____ Dataset content

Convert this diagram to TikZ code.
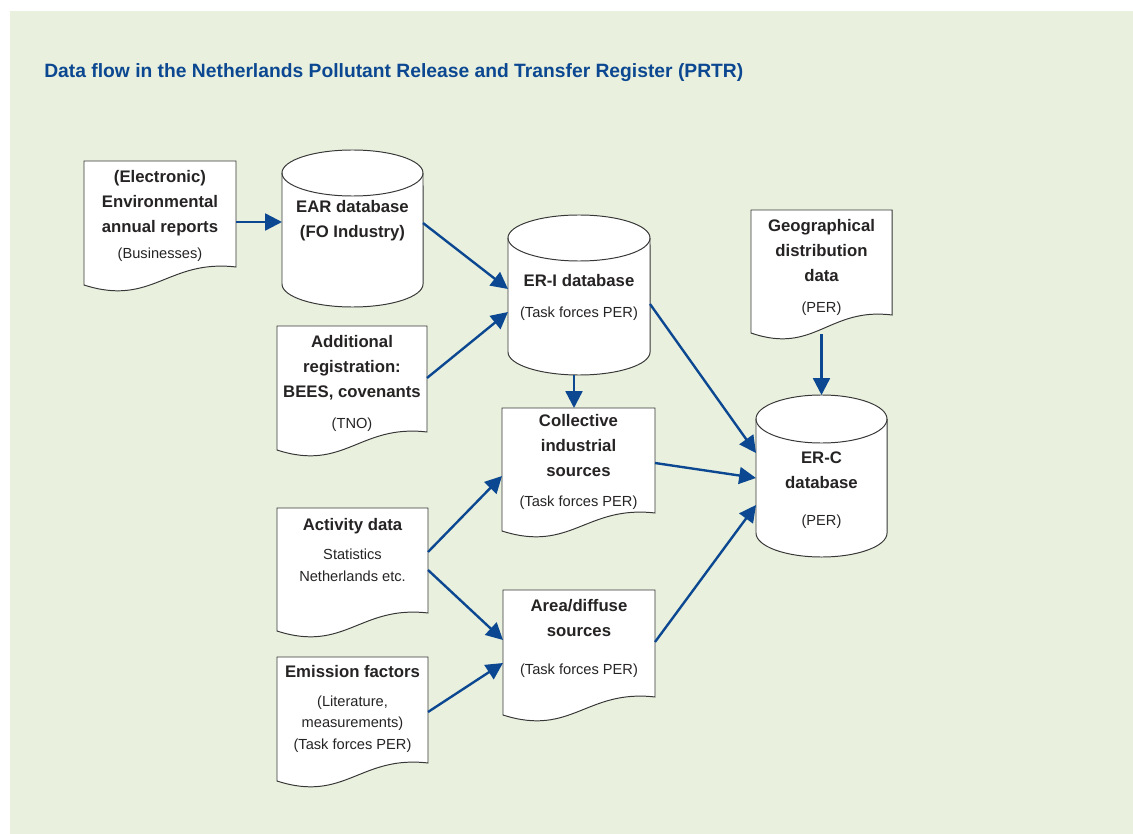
\documentclass[tikz,border=0pt]{standalone}
\usepackage{fontspec}
\setmainfont{Liberation Sans}
\usetikzlibrary{arrows.meta,fit}
\definecolor{panelgreen}{RGB}{233,241,222}
\definecolor{prtrblue}{RGB}{12,72,145}
\definecolor{outlinegray}{RGB}{55,55,55}
\definecolor{textgray}{RGB}{38,35,35}

\newcommand{\hd}[1]{{\fontsize{11.9}{16}\selectfont\bfseries #1}}
% sheet with wavy lower edge: name, x1, top, x2, bottom of right edge
\newcommand{\docshape}[5]{%
  \node[fit={(#2,#3) (#4,#5)}, inner sep=0pt, outer sep=0pt] (#1) {};
  \draw[outline] (#1.south east) -- (#1.north east) -- (#1.north west) -- ([yshift=-0.45cm]#1.south west)
    .. controls ({#2+0.45*(#4-#2)},{#5+40}) and ({#2+0.55*(#4-#2)},{#5-8}) .. (#1.south east) -- cycle;}
% database drum: name, x1, top axis, x2, bottom axis, x radius, y radius
\newcommand{\dbshape}[7]{%
  \node[fit={(#2,#3) (#4,#5)}, inner sep=0pt, outer sep=0pt] (#1) {};
  \draw[outline] (#1.north west) -- (#1.south west) arc[start angle=180, end angle=360, x radius=#6, y radius=#7]
    -- (#1.north east) arc[start angle=0, end angle=180, x radius=#6, y radius=#7] -- cycle;
  \draw[outline, fill=none] (#1.north west) arc[start angle=180, end angle=360, x radius=#6, y radius=#7];
  \coordinate (#1-top) at ([yshift=#7]#1.north);
  \coordinate (#1-bottom) at ([yshift=-#7]#1.south);}

\begin{document}
\begin{tikzpicture}[x=0.025cm, y=-0.025cm,
    outline/.style={draw=outlinegray, fill=white, line width=0.7pt},
    txt/.style={font=\fontsize{10.4}{16}\selectfont, text=textgray, align=center, inner sep=0pt},
    flow/.style={draw=prtrblue, line width=1.7pt, -{Triangle[length=0.42cm, width=0.42cm]}}]
			%%%%% START %%%%%
			
			\fill[white] (0,0) rectangle (1133,834);
			\fill[panelgreen] (10,11) rectangle (1133,834);
			\useasboundingbox (0,0) rectangle (1133,834);
			
			\node[anchor=west, text=prtrblue, font=\fontsize{13.7}{16}\selectfont\bfseries, inner sep=0pt] (title) at (44,73)
				{Data flow in the Netherlands Pollutant Release and Transfer Register (PRTR)};
			
			% sources
			\docshape{elec}{84}{161}{236}{267}
			\docshape{addl}{277}{326}{427}{432}
			\docshape{act}{277}{508}{428}{613}
			\docshape{emis}{277}{657}{428}{763}
			\docshape{geo}{751}{210}{892}{315}
			
			% intermediate
			\docshape{coll}{502}{408}{655}{513}
			\docshape{area}{503}{590}{655}{697}
			
			% databases
			\dbshape{ear}{282}{173}{423}{284}{1.7625cm}{0.575cm}
			\dbshape{eri}{508}{238}{650}{352}{1.775cm}{0.575cm}
			\dbshape{erc}{756}{419}{887}{533}{1.6375cm}{0.6cm}
			
			\node[txt] (elec-t) at (160,215.5) {\hd{(Electronic)}\\[1.8pt]\hd{Environmental}\\[1.8pt]\hd{annual reports}\\[2.5pt](Businesses)};
			\node[txt] (ear-t) at (352.5,220.5) {\hd{EAR database}\\[1.8pt]\hd{(FO Industry)}};
			\node[txt] (eri-t) at (579,297.5) {\hd{ER-I database}\\[6pt](Task forces PER)};
			\node[txt] (geo-t) at (821.5,267.5) {\hd{Geographical}\\[1.8pt]\hd{distribution}\\[1.8pt]\hd{data}\\[6pt](PER)};
			\node[txt] (addl-t) at (352,383) {\hd{Additional}\\[1.8pt]\hd{registration:}\\[1.8pt]\hd{BEES, covenants}\\[6pt](TNO)};
			\node[txt] (coll-t) at (578.5,462) {\hd{Collective}\\[1.8pt]\hd{industrial}\\[1.8pt]\hd{sources}\\[5.5pt](Task forces PER)};
			\node[txt] (erc-t) at (821.5,490) {\hd{ER-C}\\[1.8pt]\hd{database}\\[10.5pt](PER)};
			\node[txt] (act-t) at (352.5,550) {\hd{Activity data}\\[4.6pt]Statistics\\Netherlands etc.};
			\node[txt] (area-t) at (579,638) {\hd{Area/diffuse}\\[1.8pt]\hd{sources}\\[11pt](Task forces PER)};
			\node[txt] (emis-t) at (352.5,709) {\hd{Emission factors}\\[4.6pt](Literature,\\[-0.8pt]measurements)\\[-0.5pt](Task forces PER)};
			
			% flows
			\draw[flow] (elec.east |- 0,222) -- (ear.west |- 0,222);
			\draw[flow] (ear.east |- 0,223) -- (eri.west |- 0,289);
			\draw[flow] (addl.east |- 0,378) -- (eri.west |- 0,312);
			\draw[flow] (eri-bottom -| 574,0) -- (coll.north -| 574,0);
			\draw[flow] (eri.east |- 0,304) -- (erc.west |- 0,453);
			\draw[flow] (geo.south |- 0,334) -- (erc-top);
			\draw[flow] (coll.east |- 0,463) -- (erc.west |- 0,478);
			\draw[flow] (area.east |- 0,642) -- (erc.west |- 0,505);
			\draw[flow] (act.east |- 0,552) -- (coll.west |- 0,476);
			\draw[flow] (act.east |- 0,570) -- (area.west |- 0,640);
			\draw[flow] (emis.east |- 0,712) -- (area.west |- 0,663);
			
			%%%%% END %%%%%
\end{tikzpicture}
\end{document}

________

Every line of text is to be repeated exactly; pictures are left out.

Exercise output:
Convert this diagram to TikZ code.
\documentclass[tikz,border=0pt]{standalone}
\usepackage{fontspec}
\setmainfont{Liberation Sans}
\usetikzlibrary{arrows.meta,fit}
\definecolor{panelgreen}{RGB}{233,241,222}
\definecolor{prtrblue}{RGB}{12,72,145}
\definecolor{outlinegray}{RGB}{55,55,55}
\definecolor{textgray}{RGB}{38,35,35}

\newcommand{\hd}[1]{{\fontsize{11.9}{16}\selectfont\bfseries #1}}
% sheet with wavy lower edge: name, x1, top, x2, bottom of right edge
\newcommand{\docshape}[5]{%
  \node[fit={(#2,#3) (#4,#5)}, inner sep=0pt, outer sep=0pt] (#1) {};
  \draw[outline] (#1.south east) -- (#1.north east) -- (#1.north west) -- ([yshift=-0.45cm]#1.south west)
    .. controls ({#2+0.45*(#4-#2)},{#5+40}) and ({#2+0.55*(#4-#2)},{#5-8}) .. (#1.south east) -- cycle;}
% database drum: name, x1, top axis, x2, bottom axis, x radius, y radius
\newcommand{\dbshape}[7]{%
  \node[fit={(#2,#3) (#4,#5)}, inner sep=0pt, outer sep=0pt] (#1) {};
  \draw[outline] (#1.north west) -- (#1.south west) arc[start angle=180, end angle=360, x radius=#6, y radius=#7]
    -- (#1.north east) arc[start angle=0, end angle=180, x radius=#6, y radius=#7] -- cycle;
  \draw[outline, fill=none] (#1.north west) arc[start angle=180, end angle=360, x radius=#6, y radius=#7];
  \coordinate (#1-top) at ([yshift=#7]#1.north);
  \coordinate (#1-bottom) at ([yshift=-#7]#1.south);}

\begin{document}
\begin{tikzpicture}[x=0.025cm, y=-0.025cm,
    outline/.style={draw=outlinegray, fill=white, line width=0.7pt},
    txt/.style={font=\fontsize{10.4}{16}\selectfont, text=textgray, align=center, inner sep=0pt},
    flow/.style={draw=prtrblue, line width=1.7pt, -{Triangle[length=0.42cm, width=0.42cm]}}]
			%%%%% START %%%%%
			
			\fill[white] (0,0) rectangle (1133,834);
			\fill[panelgreen] (10,11) rectangle (1133,834);
			\useasboundingbox (0,0) rectangle (1133,834);
			
			\node[anchor=west, text=prtrblue, font=\fontsize{13.7}{16}\selectfont\bfseries, inner sep=0pt] (title) at (44,73)
				{Data flow in the Netherlands Pollutant Release and Transfer Register (PRTR)};
			
			% sources
			\docshape{elec}{84}{161}{236}{267}
			\docshape{addl}{277}{326}{427}{432}
			\docshape{act}{277}{508}{428}{613}
			\docshape{emis}{277}{657}{428}{763}
			\docshape{geo}{751}{210}{892}{315}
			
			% intermediate
			\docshape{coll}{502}{408}{655}{513}
			\docshape{area}{503}{590}{655}{697}
			
			% databases
			\dbshape{ear}{282}{173}{423}{284}{1.7625cm}{0.575cm}
			\dbshape{eri}{508}{238}{650}{352}{1.775cm}{0.575cm}
			\dbshape{erc}{756}{419}{887}{533}{1.6375cm}{0.6cm}
			
			\node[txt] (elec-t) at (160,215.5) {\hd{(Electronic)}\\[1.8pt]\hd{Environmental}\\[1.8pt]\hd{annual reports}\\[2.5pt](Businesses)};
			\node[txt] (ear-t) at (352.5,220.5) {\hd{EAR database}\\[1.8pt]\hd{(FO Industry)}};
			\node[txt] (eri-t) at (579,297.5) {\hd{ER-I database}\\[6pt](Task forces PER)};
			\node[txt] (geo-t) at (821.5,267.5) {\hd{Geographical}\\[1.8pt]\hd{distribution}\\[1.8pt]\hd{data}\\[6pt](PER)};
			\node[txt] (addl-t) at (352,383) {\hd{Additional}\\[1.8pt]\hd{registration:}\\[1.8pt]\hd{BEES, covenants}\\[6pt](TNO)};
			\node[txt] (coll-t) at (578.5,462) {\hd{Collective}\\[1.8pt]\hd{industrial}\\[1.8pt]\hd{sources}\\[5.5pt](Task forces PER)};
			\node[txt] (erc-t) at (821.5,490) {\hd{ER-C}\\[1.8pt]\hd{database}\\[10.5pt](PER)};
			\node[txt] (act-t) at (352.5,550) {\hd{Activity data}\\[4.6pt]Statistics\\Netherlands etc.};
			\node[txt] (area-t) at (579,638) {\hd{Area/diffuse}\\[1.8pt]\hd{sources}\\[11pt](Task forces PER)};
			\node[txt] (emis-t) at (352.5,709) {\hd{Emission factors}\\[4.6pt](Literature,\\[-0.8pt]measurements)\\[-0.5pt](Task forces PER)};
			
			% flows
			\draw[flow] (elec.east |- 0,222) -- (ear.west |- 0,222);
			\draw[flow] (ear.east |- 0,223) -- (eri.west |- 0,289);
			\draw[flow] (addl.east |- 0,378) -- (eri.west |- 0,312);
			\draw[flow] (eri-bottom -| 574,0) -- (coll.north -| 574,0);
			\draw[flow] (eri.east |- 0,304) -- (erc.west |- 0,453);
			\draw[flow] (geo.south |- 0,334) -- (erc-top);
			\draw[flow] (coll.east |- 0,463) -- (erc.west |- 0,478);
			\draw[flow] (area.east |- 0,642) -- (erc.west |- 0,505);
			\draw[flow] (act.east |- 0,552) -- (coll.west |- 0,476);
			\draw[flow] (act.east |- 0,570) -- (area.west |- 0,640);
			\draw[flow] (emis.east |- 0,712) -- (area.west |- 0,663);
			
			%%%%% END %%%%%
\end{tikzpicture}
\end{document}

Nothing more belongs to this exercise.